"I'm glad we have a variety of words to use more or less interchangeably with love, since love is so easily turned into a cliché. Along with mercy and compassion, we can speak of peace, a state of relational wholeness and well-being in which love, not hostility, reigns. Or we can speak of reconciliation, the process of bringing hostile parties into a state of peace and love. Today, we might speak of nonviolence, kindness, community, solidarity, friendship, even humanity (as opposed to inhumanity). Whatever words we use, we see this theme of the supremacy of love running like an electric current through everything Jesus says and does.

"On one occasion, when his critics challenge him for not observing Sabbath rules carefully enough, Jesus dares to say that the rules aren't absolute; human well-being takes precedence (Mark 2:27-28). Immediately after that statement, he defiantly performs a healing on a Sabbath day. Jesus' anger at the compassionless hearts of his rule-obsessed critics stands in stark contrast to their anger about their precious rules being broken (3:5). Luke tells of a similar incident (13:10ff.). Jesus evokes the common human compassion of any farmer who gives his oxen and donkeys a drink on the Sabbath day, suggesting that human compassion even for animals trumps rigid conformity to Sabbath rules. Shortly thereafter, Jesus performs another healing on the Sabbath and again evokes the compassion of any good father or farmer for a child or an ox who falls into a ditch on the Sabbath (14:1ff.). No person with an ounce of human compassion would wait until the next day to pull out the victim, again affirming that the rules aren't absolute; compassion holds a higher value.

"Love was not only the heart of Jesus' teaching; it was also the heartbeat of his daily life.

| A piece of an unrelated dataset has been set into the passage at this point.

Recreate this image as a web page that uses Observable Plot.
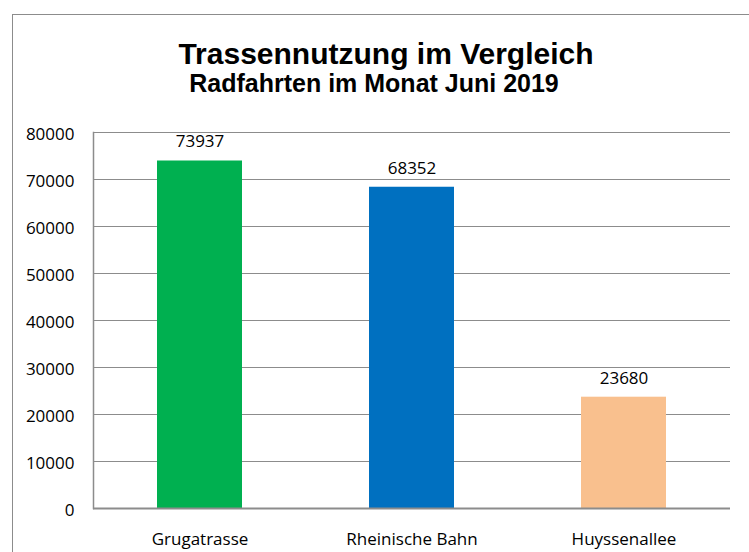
<!DOCTYPE html>
<html><head><meta charset="utf-8">
<script src="https://cdn.jsdelivr.net/npm/d3@7"></script>
<script src="https://cdn.jsdelivr.net/npm/@observablehq/plot@0.6"></script>
<style>
html,body{margin:0;padding:0;background:#fff;overflow:hidden;}
body{width:749px;height:552px;position:relative;font-family:"Liberation Sans",Arial,sans-serif;}
#frame{position:absolute;left:12px;top:14px;width:800px;height:600px;border:1.5px solid #8c8c8c;box-sizing:border-box;}
#title{position:absolute;left:0;width:772px;top:38.6px;text-align:center;font-weight:bold;font-size:30px;line-height:30px;color:#000;white-space:nowrap;}
#subtitle{position:absolute;left:0;width:748px;top:70.8px;text-align:center;font-weight:bold;font-size:25px;line-height:25px;color:#000;white-space:nowrap;}
#chart{position:absolute;left:0;top:120px;}
</style>
</head><body>
<div id="frame"></div>
<div id="title">Trassennutzung im Vergleich</div>
<div id="subtitle">Radfahrten im Monat Juni 2019</div>
<div id="chart"></div>
<script>
const categories = ["Grugatrasse", "Rheinische Bahn", "Huyssenallee"];
const values = [73937, 68352, 23680];
const colors = ["#00b050", "#0070c0", "#f9c08e"];
const yTicks = [0, 10000, 20000, 30000, 40000, 50000, 60000, 70000, 80000];

const data = categories.map((c, i) => ({c, v: values[i]}));

const chart = Plot.plot({
  width: 749,
  height: 432,
  marginTop: 12,
  marginBottom: 44,
  marginLeft: 93,
  marginRight: 19,
  style: {fontFamily: "'Open Sans', 'Liberation Sans', Arial, sans-serif", fontSize: "17px", color: "#000", background: "transparent"},
  x: {domain: categories, paddingInner: 0.6, paddingOuter: 0.3, label: null},
  y: {domain: [0, 80000], label: null},
  color: {domain: categories, range: colors},
  marks: [
    Plot.gridY(yTicks, {stroke: "#8c8c8c", strokeOpacity: 1, strokeWidth: 1}),
    Plot.barY(data, {x: "c", y: "v", fill: "c"}),
    Plot.frame({anchor: "left", stroke: "#8c8c8c", strokeWidth: 1.5}),
    Plot.ruleY([0], {stroke: "#8c8c8c", strokeWidth: 2}),
    Plot.text(data, {x: "c", y: "v", text: d => String(d.v), dy: -19, fontSize: 17, fill: "#000"}),
    Plot.axisY(yTicks, {tickSize: 0, tickPadding: 19, tickFormat: d => String(d), dy: 2, fontSize: 17, label: null}),
    Plot.axisX({tickSize: 0, tickPadding: 24, fontSize: 17, label: null})
  ]
});
document.getElementById("chart").appendChild(chart);
</script>
</body></html>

The disciples see a bunch of noisy children and try to send them away; Jesus welcomes them. The disciples see a crowd of hungry people and try to send them away; Jesus feeds them. The disciples see a woman of another culture and religion and ask Jesus to send her away; Jesus (eventually) listens to her and meets her need. A crowd refuses to show common courtesy to a social outcast named Zacchaeus; Jesus sees him up in a tree and treats him with dignity and respect. A group of prestigious people at a formal banquet look at a disreputable woman with disdain; Jesus sees her as someone who has loved much, and so must be forgiven much. His love even brings him to tears (John 11:5, 35). In story after story and without a single exception, we see that the driving motivation in Jesus' life is love.

"Near the end of his life, at the time when leaders typically utter the farewell speech their followers will always remember, Jesus' final message was simple and direct (John 13:17): You are my friends. Love one another as I have loved you."